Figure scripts
=-=-=

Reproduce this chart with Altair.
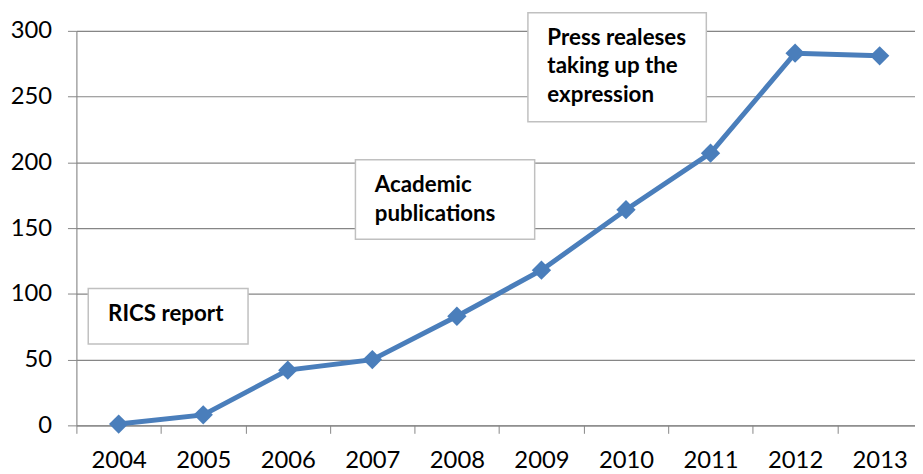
import altair as alt
import pandas as pd

# ---- data ----
years = [2004, 2005, 2006, 2007, 2008, 2009, 2010, 2011, 2012, 2013]
counts = [1, 8, 42, 50, 83, 118, 164, 207, 283, 281]
y_ticks = [0, 50, 100, 150, 200, 250, 300]
x_tick_edges = [2003.5, 2004.5, 2005.5, 2006.5, 2007.5, 2008.5, 2009.5, 2010.5, 2011.5, 2012.5]

note_texts = ["RICS report", "Academic\npublications", "Press realeses\ntaking up the\nexpression"]
note_x = [2003.64, 2006.80, 2008.84]
note_x2 = [2005.53, 2008.92, 2010.95]
note_y = [104.0, 202.0, 313.8]
note_y2 = [61.8, 141.5, 230.9]
note_tx = [2003.875, 2007.03, 2009.07]
note_ty = [79.1, 177.4, 289.2]

df = pd.DataFrame({"year": years, "count": counts})
notes = pd.DataFrame({"text": note_texts, "x": note_x, "x2": note_x2, "y": note_y,
                      "y2": note_y2, "tx": note_tx, "ty": note_ty})

GRID = "#868686"
BLUE = "#4A7EBB"
FONT = "Lato"

xscale = alt.Scale(domain=[2003.5, 2013.418], nice=False, zero=False)
yscale = alt.Scale(domain=[0, 300], nice=False)

x_axis = alt.Axis(values=x_tick_edges, labelExpr="'' + (datum.value + 0.5)",
                  labelOffset=42.65, tickSize=8, tickColor=GRID, domainColor=GRID,
                  grid=False, labelFont=FONT, labelFontSize=24, labelColor="#000000",
                  labelPadding=15, labelOverlap=False, labelFlush=False, labelBound=False,
                  title=None)
y_axis = alt.Axis(values=y_ticks, tickSize=9, tickColor=GRID, domainColor=GRID,
                  grid=True, gridColor=GRID, gridWidth=1.2, labelFont=FONT,
                  labelFontSize=24, labelColor="#000000", labelPadding=16, title=None)

base_line = alt.Chart(df).encode(
    x=alt.X("year:Q", scale=xscale, axis=x_axis),
    y=alt.Y("count:Q", scale=yscale, axis=y_axis),
)
line = base_line.mark_line(color=BLUE, strokeWidth=5)
points = base_line.mark_point(shape="diamond", filled=True, size=380, opacity=1, color=BLUE)

boxes = alt.Chart(notes).mark_rect(fill="white", stroke="#C0C0C0", strokeWidth=1.5).encode(
    x=alt.X("x:Q", scale=xscale, axis=x_axis),
    x2="x2:Q",
    y=alt.Y("y:Q", scale=yscale, axis=y_axis),
    y2="y2:Q",
)
texts = alt.Chart(notes).mark_text(align="left", baseline="alphabetic", font=FONT,
                                   fontWeight="bold", fontSize=22.5, lineBreak="\n",
                                   lineHeight=28.7, color="#000000").encode(
    x=alt.X("tx:Q", scale=xscale, axis=x_axis),
    y=alt.Y("ty:Q", scale=yscale, axis=y_axis),
    text="text:N",
)

chart = alt.layer(boxes, texts, line, points).properties(
    width=846, height=398,
    autosize=alt.AutoSizeParams(type="none"),
    padding={"left": 69, "top": 21, "right": 0, "bottom": 47},
).configure_view(stroke=None).configure(background="white")

chart.save("out.html", embed_options={"renderer": "svg", "actions": False})
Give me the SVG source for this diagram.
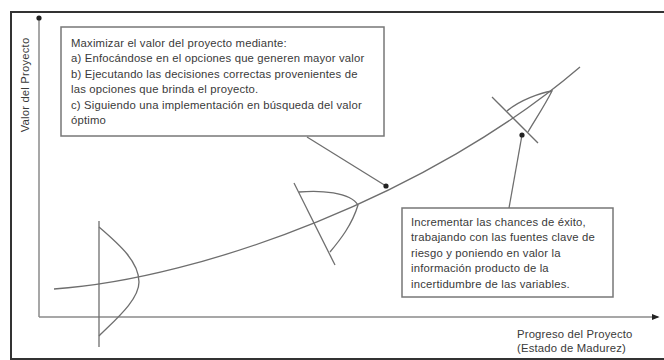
<svg xmlns="http://www.w3.org/2000/svg" width="664" height="360" viewBox="0 0 664 360">
  <style>
    .frame { fill: none; stroke: #333; stroke-width: 2; }
    .axis { fill: none; stroke: #8a8a8a; stroke-width: 1.5; }
    .ln { fill: none; stroke: #6e6e6e; stroke-width: 1.3; }
    .box { fill: #ffffff; stroke: #777; stroke-width: 1.5; }
    .t { font-family: "Liberation Sans", Arial, sans-serif; font-size: 11.3px; letter-spacing: 0.18px; fill: #3a3a3a; }
  </style>
  <defs>
    <marker id="dot" viewBox="0 0 6 6" refX="3" refY="3" markerWidth="6" markerHeight="6" markerUnits="userSpaceOnUse">
      <circle cx="3" cy="3" r="2.6" fill="#222"/>
    </marker>
    <marker id="tri" viewBox="0 0 10 10" refX="8" refY="5" markerWidth="8" markerHeight="8" orient="auto" markerUnits="userSpaceOnUse">
      <path d="M0,1 L10,5 L0,9 Z" fill="#222"/>
    </marker>
  </defs>

  <rect class="frame" x="11" y="12" width="665" height="347"/>

  <g id="axes">
    <path class="axis" d="M39,317 L39,18" marker-end="url(#dot)"/>
    <path class="axis" d="M39,317 L658,317" marker-end="url(#tri)"/>
    <text class="t" transform="translate(28.5,85) rotate(-90)" text-anchor="middle">Valor del Proyecto</text>
    <text class="t" x="517" y="337.5">Progreso del Proyecto</text>
    <text class="t" x="517" y="351.5">(Estado de Madurez)</text>
  </g>

  <g id="value-curve">
    <path class="ln" d="M54,289 C202,279 432,194 580,67"/>
  </g>

  <g id="dist1">
    <path class="ln" d="M99,221 L99,347"/>
    <path class="ln" d="M99,227 C120,245 139,262 139,282 C139,300 115,320 99,336"/>
  </g>

  <g id="dist2">
    <path class="ln" d="M294,183 L335,265"/>
    <path class="ln" d="M299,192 C320,190 350,192 358,205 C352,225 340,240 330,252"/>
  </g>

  <g id="dist3">
    <path class="ln" d="M492,97 L538,143"/>
    <path class="ln" d="M507,111 C520,100 540,93 552,91 C545,105 535,120 528,132"/>
  </g>

  <g id="box1">
    <rect class="box" x="61" y="27" width="323" height="109"/>
    <text class="t" x="71" y="46.5">Maximizar el valor del proyecto mediante:</text>
    <text class="t" x="71" y="62">a) Enfocándose en el opciones que generen mayor valor</text>
    <text class="t" x="71" y="77.5">b) Ejecutando las decisiones correctas provenientes de</text>
    <text class="t" x="71" y="93">las opciones que brinda el proyecto.</text>
    <text class="t" x="71" y="108.5">c) Siguiendo una implementación en búsqueda del valor</text>
    <text class="t" x="71" y="124">óptimo</text>
  </g>

  <g id="box2">
    <rect class="box" x="402" y="208" width="211" height="89"/>
    <text class="t" x="411" y="225.5">Incrementar las chances de éxito,</text>
    <text class="t" x="411" y="241">trabajando con las fuentes clave de</text>
    <text class="t" x="411" y="256.5">riesgo y poniendo en valor la</text>
    <text class="t" x="411" y="272">información producto de la</text>
    <text class="t" x="411" y="287.5">incertidumbre de las variables.</text>
  </g>

  <g id="connectors">
    <path class="ln" d="M307,137 L386,186" marker-end="url(#dot)"/>
    <path class="ln" d="M509,208 L522,135" marker-end="url(#dot)"/>
  </g>
</svg>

=-=-=

(Do this): Images in the data above are to be skipped. Retype all other material exactly.

(Full answer):
Reproduce this chart with Altair.
import altair as alt
import pandas as pd

# ---- data ----
years = [2004, 2005, 2006, 2007, 2008, 2009, 2010, 2011, 2012, 2013]
counts = [1, 8, 42, 50, 83, 118, 164, 207, 283, 281]
y_ticks = [0, 50, 100, 150, 200, 250, 300]
x_tick_edges = [2003.5, 2004.5, 2005.5, 2006.5, 2007.5, 2008.5, 2009.5, 2010.5, 2011.5, 2012.5]

note_texts = ["RICS report", "Academic\npublications", "Press realeses\ntaking up the\nexpression"]
note_x = [2003.64, 2006.80, 2008.84]
note_x2 = [2005.53, 2008.92, 2010.95]
note_y = [104.0, 202.0, 313.8]
note_y2 = [61.8, 141.5, 230.9]
note_tx = [2003.875, 2007.03, 2009.07]
note_ty = [79.1, 177.4, 289.2]

df = pd.DataFrame({"year": years, "count": counts})
notes = pd.DataFrame({"text": note_texts, "x": note_x, "x2": note_x2, "y": note_y,
                      "y2": note_y2, "tx": note_tx, "ty": note_ty})

GRID = "#868686"
BLUE = "#4A7EBB"
FONT = "Lato"

xscale = alt.Scale(domain=[2003.5, 2013.418], nice=False, zero=False)
yscale = alt.Scale(domain=[0, 300], nice=False)

x_axis = alt.Axis(values=x_tick_edges, labelExpr="'' + (datum.value + 0.5)",
                  labelOffset=42.65, tickSize=8, tickColor=GRID, domainColor=GRID,
                  grid=False, labelFont=FONT, labelFontSize=24, labelColor="#000000",
                  labelPadding=15, labelOverlap=False, labelFlush=False, labelBound=False,
                  title=None)
y_axis = alt.Axis(values=y_ticks, tickSize=9, tickColor=GRID, domainColor=GRID,
                  grid=True, gridColor=GRID, gridWidth=1.2, labelFont=FONT,
                  labelFontSize=24, labelColor="#000000", labelPadding=16, title=None)

base_line = alt.Chart(df).encode(
    x=alt.X("year:Q", scale=xscale, axis=x_axis),
    y=alt.Y("count:Q", scale=yscale, axis=y_axis),
)
line = base_line.mark_line(color=BLUE, strokeWidth=5)
points = base_line.mark_point(shape="diamond", filled=True, size=380, opacity=1, color=BLUE)

boxes = alt.Chart(notes).mark_rect(fill="white", stroke="#C0C0C0", strokeWidth=1.5).encode(
    x=alt.X("x:Q", scale=xscale, axis=x_axis),
    x2="x2:Q",
    y=alt.Y("y:Q", scale=yscale, axis=y_axis),
    y2="y2:Q",
)
texts = alt.Chart(notes).mark_text(align="left", baseline="alphabetic", font=FONT,
                                   fontWeight="bold", fontSize=22.5, lineBreak="\n",
                                   lineHeight=28.7, color="#000000").encode(
    x=alt.X("tx:Q", scale=xscale, axis=x_axis),
    y=alt.Y("ty:Q", scale=yscale, axis=y_axis),
    text="text:N",
)

chart = alt.layer(boxes, texts, line, points).properties(
    width=846, height=398,
    autosize=alt.AutoSizeParams(type="none"),
    padding={"left": 69, "top": 21, "right": 0, "bottom": 47},
).configure_view(stroke=None).configure(background="white")

chart.save("out.html", embed_options={"renderer": "svg", "actions": False})
Give me the SVG source for this diagram.
<svg xmlns="http://www.w3.org/2000/svg" width="664" height="360" viewBox="0 0 664 360">
  <style>
    .frame { fill: none; stroke: #333; stroke-width: 2; }
    .axis { fill: none; stroke: #8a8a8a; stroke-width: 1.5; }
    .ln { fill: none; stroke: #6e6e6e; stroke-width: 1.3; }
    .box { fill: #ffffff; stroke: #777; stroke-width: 1.5; }
    .t { font-family: "Liberation Sans", Arial, sans-serif; font-size: 11.3px; letter-spacing: 0.18px; fill: #3a3a3a; }
  </style>
  <defs>
    <marker id="dot" viewBox="0 0 6 6" refX="3" refY="3" markerWidth="6" markerHeight="6" markerUnits="userSpaceOnUse">
      <circle cx="3" cy="3" r="2.6" fill="#222"/>
    </marker>
    <marker id="tri" viewBox="0 0 10 10" refX="8" refY="5" markerWidth="8" markerHeight="8" orient="auto" markerUnits="userSpaceOnUse">
      <path d="M0,1 L10,5 L0,9 Z" fill="#222"/>
    </marker>
  </defs>

  <rect class="frame" x="11" y="12" width="665" height="347"/>

  <g id="axes">
    <path class="axis" d="M39,317 L39,18" marker-end="url(#dot)"/>
    <path class="axis" d="M39,317 L658,317" marker-end="url(#tri)"/>
    <text class="t" transform="translate(28.5,85) rotate(-90)" text-anchor="middle">Valor del Proyecto</text>
    <text class="t" x="517" y="337.5">Progreso del Proyecto</text>
    <text class="t" x="517" y="351.5">(Estado de Madurez)</text>
  </g>

  <g id="value-curve">
    <path class="ln" d="M54,289 C202,279 432,194 580,67"/>
  </g>

  <g id="dist1">
    <path class="ln" d="M99,221 L99,347"/>
    <path class="ln" d="M99,227 C120,245 139,262 139,282 C139,300 115,320 99,336"/>
  </g>

  <g id="dist2">
    <path class="ln" d="M294,183 L335,265"/>
    <path class="ln" d="M299,192 C320,190 350,192 358,205 C352,225 340,240 330,252"/>
  </g>

  <g id="dist3">
    <path class="ln" d="M492,97 L538,143"/>
    <path class="ln" d="M507,111 C520,100 540,93 552,91 C545,105 535,120 528,132"/>
  </g>

  <g id="box1">
    <rect class="box" x="61" y="27" width="323" height="109"/>
    <text class="t" x="71" y="46.5">Maximizar el valor del proyecto mediante:</text>
    <text class="t" x="71" y="62">a) Enfocándose en el opciones que generen mayor valor</text>
    <text class="t" x="71" y="77.5">b) Ejecutando las decisiones correctas provenientes de</text>
    <text class="t" x="71" y="93">las opciones que brinda el proyecto.</text>
    <text class="t" x="71" y="108.5">c) Siguiendo una implementación en búsqueda del valor</text>
    <text class="t" x="71" y="124">óptimo</text>
  </g>

  <g id="box2">
    <rect class="box" x="402" y="208" width="211" height="89"/>
    <text class="t" x="411" y="225.5">Incrementar las chances de éxito,</text>
    <text class="t" x="411" y="241">trabajando con las fuentes clave de</text>
    <text class="t" x="411" y="256.5">riesgo y poniendo en valor la</text>
    <text class="t" x="411" y="272">información producto de la</text>
    <text class="t" x="411" y="287.5">incertidumbre de las variables.</text>
  </g>

  <g id="connectors">
    <path class="ln" d="M307,137 L386,186" marker-end="url(#dot)"/>
    <path class="ln" d="M509,208 L522,135" marker-end="url(#dot)"/>
  </g>
</svg>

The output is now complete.